Nous le sentions de plus en plus inspiré dans la manière d’aborder son cadre, mais surtout sa narration. Mathieu Amalric l’a dernièrement prouvé à travers la remarquable autrice-compositrice « Barbara ». Le comédien de métier ne s’efface pas pour autant derrière la caméra et on ressent un désir de lier toutes les expériences bénéfiques qui l’ont porté jusqu’ici, à l’image de ses rôles instables. Il faut le voir pour en témoigner. La justesse poétique qu’il met en scène transpire de douceur, autant qu’il transpire d’ivresse. Il ne s’arrêtera donc pas à de simples archétypes complexes, car il propose à ses personnages, notamment à son héroïne, une présence forte. C’est tout cela qui viendra renforcer l’atmosphère si singulière de cette femme qui part à la recherche d’elle-même.
La question est de savoir pourquoi Clarisse se perd ainsi et de connaître la destination finale de sa route. Vicky Krieps lui donne le parfait cachet, entre le remord qu’elle éprouve, en laissant le domicile familial derrière elle, et le désir de surmonter une vérité qui la libérera enfin. L’absence frappe son jeu et pourtant, elle ne s’éloigne jamais très loin du champ, comme pour signifier un soupçon d’espoir dans ce qu’elle traverse. Cette mère, et épouse, fuit ainsi ses responsabilités, mais toute la symbolique du titre vient dérouler la confusion, servie par un montage méticuleux et qui convoque pleinement l’émotion. Quelques partitions de Mozart, Chopin et Ravel consolideront l’expérience, en plus d’imprégner l’esprit mélancolique de Clarisse.

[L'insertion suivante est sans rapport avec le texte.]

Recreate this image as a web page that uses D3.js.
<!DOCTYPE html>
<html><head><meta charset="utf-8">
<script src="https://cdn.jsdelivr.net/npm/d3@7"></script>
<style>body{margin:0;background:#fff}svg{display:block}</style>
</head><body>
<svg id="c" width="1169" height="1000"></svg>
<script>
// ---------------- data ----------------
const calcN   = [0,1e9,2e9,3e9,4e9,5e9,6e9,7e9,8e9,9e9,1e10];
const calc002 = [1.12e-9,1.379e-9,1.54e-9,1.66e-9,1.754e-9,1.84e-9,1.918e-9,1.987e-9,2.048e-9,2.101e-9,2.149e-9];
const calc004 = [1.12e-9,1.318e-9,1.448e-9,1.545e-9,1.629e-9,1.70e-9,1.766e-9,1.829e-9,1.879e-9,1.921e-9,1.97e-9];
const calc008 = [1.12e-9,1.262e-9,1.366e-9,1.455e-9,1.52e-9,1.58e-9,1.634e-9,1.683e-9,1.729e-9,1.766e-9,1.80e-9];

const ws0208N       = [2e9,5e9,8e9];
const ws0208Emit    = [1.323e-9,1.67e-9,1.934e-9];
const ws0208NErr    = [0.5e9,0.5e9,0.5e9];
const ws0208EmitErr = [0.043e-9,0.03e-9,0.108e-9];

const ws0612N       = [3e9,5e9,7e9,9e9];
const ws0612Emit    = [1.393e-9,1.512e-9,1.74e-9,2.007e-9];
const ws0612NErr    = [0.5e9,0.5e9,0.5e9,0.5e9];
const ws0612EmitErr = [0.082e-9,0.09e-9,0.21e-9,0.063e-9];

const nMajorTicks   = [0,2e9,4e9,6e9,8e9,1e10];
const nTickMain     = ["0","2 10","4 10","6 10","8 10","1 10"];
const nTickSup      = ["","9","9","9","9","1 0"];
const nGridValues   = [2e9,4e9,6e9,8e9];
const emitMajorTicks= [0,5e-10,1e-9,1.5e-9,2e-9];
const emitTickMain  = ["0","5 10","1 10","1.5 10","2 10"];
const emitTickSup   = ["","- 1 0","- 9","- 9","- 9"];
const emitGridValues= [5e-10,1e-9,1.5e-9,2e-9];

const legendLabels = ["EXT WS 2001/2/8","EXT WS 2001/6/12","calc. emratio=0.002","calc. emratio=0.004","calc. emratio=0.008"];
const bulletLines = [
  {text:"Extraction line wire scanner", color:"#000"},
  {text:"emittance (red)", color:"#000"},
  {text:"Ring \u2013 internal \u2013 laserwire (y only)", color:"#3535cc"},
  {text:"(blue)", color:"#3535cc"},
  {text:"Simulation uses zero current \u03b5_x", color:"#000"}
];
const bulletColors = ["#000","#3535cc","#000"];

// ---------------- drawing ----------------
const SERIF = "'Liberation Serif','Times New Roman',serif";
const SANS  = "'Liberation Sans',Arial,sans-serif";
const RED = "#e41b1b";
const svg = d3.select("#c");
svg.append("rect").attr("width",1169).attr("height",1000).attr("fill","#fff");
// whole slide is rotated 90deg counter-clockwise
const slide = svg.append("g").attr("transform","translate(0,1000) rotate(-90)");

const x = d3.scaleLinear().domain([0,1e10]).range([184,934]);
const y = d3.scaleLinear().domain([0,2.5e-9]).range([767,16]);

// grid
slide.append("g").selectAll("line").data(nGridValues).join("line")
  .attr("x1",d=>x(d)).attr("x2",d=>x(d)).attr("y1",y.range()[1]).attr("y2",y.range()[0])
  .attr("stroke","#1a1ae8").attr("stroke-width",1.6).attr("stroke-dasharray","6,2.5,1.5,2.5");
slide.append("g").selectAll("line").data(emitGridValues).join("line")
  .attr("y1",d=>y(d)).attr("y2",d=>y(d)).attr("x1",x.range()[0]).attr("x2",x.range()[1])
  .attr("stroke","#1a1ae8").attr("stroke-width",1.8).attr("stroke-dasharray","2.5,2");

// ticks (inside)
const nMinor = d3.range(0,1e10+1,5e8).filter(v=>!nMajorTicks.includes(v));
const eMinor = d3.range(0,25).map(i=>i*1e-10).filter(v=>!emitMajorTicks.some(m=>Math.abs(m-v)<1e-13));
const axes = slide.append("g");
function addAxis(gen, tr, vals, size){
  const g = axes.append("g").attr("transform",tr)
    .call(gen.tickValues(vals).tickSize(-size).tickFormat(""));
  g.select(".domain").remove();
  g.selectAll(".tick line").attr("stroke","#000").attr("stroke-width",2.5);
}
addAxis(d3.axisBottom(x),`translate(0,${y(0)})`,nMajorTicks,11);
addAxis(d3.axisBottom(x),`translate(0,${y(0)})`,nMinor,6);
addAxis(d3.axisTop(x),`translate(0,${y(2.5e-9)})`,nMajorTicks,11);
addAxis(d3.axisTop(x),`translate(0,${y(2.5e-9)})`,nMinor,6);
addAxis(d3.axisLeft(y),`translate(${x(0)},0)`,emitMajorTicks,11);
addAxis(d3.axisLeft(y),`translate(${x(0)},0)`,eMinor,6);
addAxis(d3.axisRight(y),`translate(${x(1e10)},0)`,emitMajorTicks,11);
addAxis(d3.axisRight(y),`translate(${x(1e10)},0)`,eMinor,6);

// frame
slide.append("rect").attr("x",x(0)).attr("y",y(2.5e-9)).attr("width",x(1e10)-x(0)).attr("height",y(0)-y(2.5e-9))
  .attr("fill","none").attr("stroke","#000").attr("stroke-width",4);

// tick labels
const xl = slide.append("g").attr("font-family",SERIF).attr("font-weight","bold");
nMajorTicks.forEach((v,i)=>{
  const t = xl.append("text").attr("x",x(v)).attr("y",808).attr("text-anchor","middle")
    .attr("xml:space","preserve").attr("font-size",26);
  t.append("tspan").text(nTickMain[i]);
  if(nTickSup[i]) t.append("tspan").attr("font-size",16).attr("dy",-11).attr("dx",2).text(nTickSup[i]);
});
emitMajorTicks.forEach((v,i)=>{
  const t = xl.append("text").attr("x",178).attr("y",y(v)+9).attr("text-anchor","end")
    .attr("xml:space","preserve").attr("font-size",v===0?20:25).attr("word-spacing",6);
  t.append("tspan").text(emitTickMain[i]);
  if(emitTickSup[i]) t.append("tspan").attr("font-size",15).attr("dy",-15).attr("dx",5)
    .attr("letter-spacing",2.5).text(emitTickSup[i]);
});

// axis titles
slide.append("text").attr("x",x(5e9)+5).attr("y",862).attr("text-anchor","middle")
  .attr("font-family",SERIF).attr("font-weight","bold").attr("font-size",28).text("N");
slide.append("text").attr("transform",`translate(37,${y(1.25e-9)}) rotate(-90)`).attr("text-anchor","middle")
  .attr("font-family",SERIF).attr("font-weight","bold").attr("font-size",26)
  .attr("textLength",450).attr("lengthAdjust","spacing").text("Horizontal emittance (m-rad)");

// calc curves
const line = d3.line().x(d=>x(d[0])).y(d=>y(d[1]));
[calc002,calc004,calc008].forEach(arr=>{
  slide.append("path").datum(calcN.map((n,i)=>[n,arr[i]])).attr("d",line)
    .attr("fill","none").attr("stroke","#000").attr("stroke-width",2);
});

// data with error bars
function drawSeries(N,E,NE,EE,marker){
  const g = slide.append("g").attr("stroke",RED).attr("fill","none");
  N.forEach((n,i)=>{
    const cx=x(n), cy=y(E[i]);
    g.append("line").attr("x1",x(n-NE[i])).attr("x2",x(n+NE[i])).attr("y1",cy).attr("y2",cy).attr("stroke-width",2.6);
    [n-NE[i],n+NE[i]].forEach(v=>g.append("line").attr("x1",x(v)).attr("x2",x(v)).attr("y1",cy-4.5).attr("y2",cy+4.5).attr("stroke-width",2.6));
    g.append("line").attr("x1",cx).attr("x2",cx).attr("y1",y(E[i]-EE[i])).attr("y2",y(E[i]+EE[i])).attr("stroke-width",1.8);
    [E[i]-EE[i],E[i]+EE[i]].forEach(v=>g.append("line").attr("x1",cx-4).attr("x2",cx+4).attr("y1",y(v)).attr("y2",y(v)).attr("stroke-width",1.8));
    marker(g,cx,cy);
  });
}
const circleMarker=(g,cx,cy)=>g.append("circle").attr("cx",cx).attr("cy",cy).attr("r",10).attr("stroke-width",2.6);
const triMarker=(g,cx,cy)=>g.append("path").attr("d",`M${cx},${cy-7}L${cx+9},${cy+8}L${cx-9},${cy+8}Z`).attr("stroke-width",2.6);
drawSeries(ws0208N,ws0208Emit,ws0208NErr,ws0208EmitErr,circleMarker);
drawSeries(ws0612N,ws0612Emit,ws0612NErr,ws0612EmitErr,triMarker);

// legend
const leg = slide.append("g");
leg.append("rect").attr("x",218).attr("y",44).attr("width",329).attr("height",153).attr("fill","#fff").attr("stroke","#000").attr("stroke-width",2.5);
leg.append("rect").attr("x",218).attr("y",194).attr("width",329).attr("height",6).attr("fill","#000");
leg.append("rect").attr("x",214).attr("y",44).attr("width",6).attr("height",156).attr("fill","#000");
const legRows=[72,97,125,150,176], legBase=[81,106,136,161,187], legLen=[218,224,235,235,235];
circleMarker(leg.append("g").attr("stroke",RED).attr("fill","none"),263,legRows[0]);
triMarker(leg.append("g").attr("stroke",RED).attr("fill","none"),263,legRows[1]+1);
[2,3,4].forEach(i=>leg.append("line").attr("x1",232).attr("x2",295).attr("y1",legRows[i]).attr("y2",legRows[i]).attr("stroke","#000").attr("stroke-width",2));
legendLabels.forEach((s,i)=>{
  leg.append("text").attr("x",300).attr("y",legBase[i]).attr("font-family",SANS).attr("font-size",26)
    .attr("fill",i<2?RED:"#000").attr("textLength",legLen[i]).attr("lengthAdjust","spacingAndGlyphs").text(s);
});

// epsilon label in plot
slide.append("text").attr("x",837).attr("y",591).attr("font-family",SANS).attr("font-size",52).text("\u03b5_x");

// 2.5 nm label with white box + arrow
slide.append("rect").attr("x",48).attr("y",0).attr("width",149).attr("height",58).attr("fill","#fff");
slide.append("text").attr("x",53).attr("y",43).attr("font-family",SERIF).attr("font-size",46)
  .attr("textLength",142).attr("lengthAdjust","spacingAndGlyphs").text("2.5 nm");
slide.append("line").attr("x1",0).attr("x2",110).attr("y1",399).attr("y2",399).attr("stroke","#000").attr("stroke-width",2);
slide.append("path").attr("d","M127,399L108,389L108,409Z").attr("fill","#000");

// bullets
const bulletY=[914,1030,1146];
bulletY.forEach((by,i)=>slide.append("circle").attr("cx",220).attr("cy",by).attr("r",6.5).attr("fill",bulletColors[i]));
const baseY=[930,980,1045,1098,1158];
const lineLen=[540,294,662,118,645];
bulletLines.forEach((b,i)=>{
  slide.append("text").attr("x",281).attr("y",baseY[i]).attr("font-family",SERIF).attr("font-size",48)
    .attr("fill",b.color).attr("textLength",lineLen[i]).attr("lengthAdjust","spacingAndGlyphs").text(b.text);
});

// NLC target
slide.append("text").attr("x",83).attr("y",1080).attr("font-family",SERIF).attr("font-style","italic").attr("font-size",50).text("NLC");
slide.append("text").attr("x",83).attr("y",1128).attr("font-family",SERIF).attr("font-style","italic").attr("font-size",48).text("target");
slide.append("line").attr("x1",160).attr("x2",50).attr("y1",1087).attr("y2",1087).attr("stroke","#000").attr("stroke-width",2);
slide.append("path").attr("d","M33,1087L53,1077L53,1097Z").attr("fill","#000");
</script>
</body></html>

On associera le son à sa fille, pour qui le piano canalisait son caractère féroce, puis le trait de dessin du fils cadet, pour enfin revenir aux caractéristiques des trains, dont le mari est ingénieur. C’est une forme d’harmonie, que l’on devine anéanti dès la première scène évoquant la rupture. Et ce sera grâce à chaque supposition, bien-fondé ou quelque peu évasive, que le récit gagne à emporter le spectateur dans le même tourment que l’héroïne. Cette prise de conscience s’installe ainsi, parallèlement à nos découvertes et aux enjeux d’acceptation, qui poussent Clarisse à modérer ses habitudes et à exister dans un monde qui ne voit plus que son fantôme. L’espace qu’elle occupe semble alors tenir d’un surréalisme, dès lors qu’elle se retranche derrière un doute, qui nous interpelle également sur la manière de conter un deuil impossible.
Les interrogations se multiplient et valorisent une traversée qui promet une réponse à chacune d’elles, avec la même caresse que Clarisse recherche, peut-être en vain, ou alors à raison. Mathieu Amalric confirme un certain zèle dans la réalisation et élève l’adaptation d’une pièce (jamais jouée) de Claudine Galéa, à un haut degré d’émotions. « Serre Moi Fort » se distingue sans tiret, comme pour isoler chaque entité de cette phrase, qui réclame pourtant une complémentarité. C’est là toute la subtilité du récit d’une femme qui s’échappe, pour finalement retomber sur ses racines.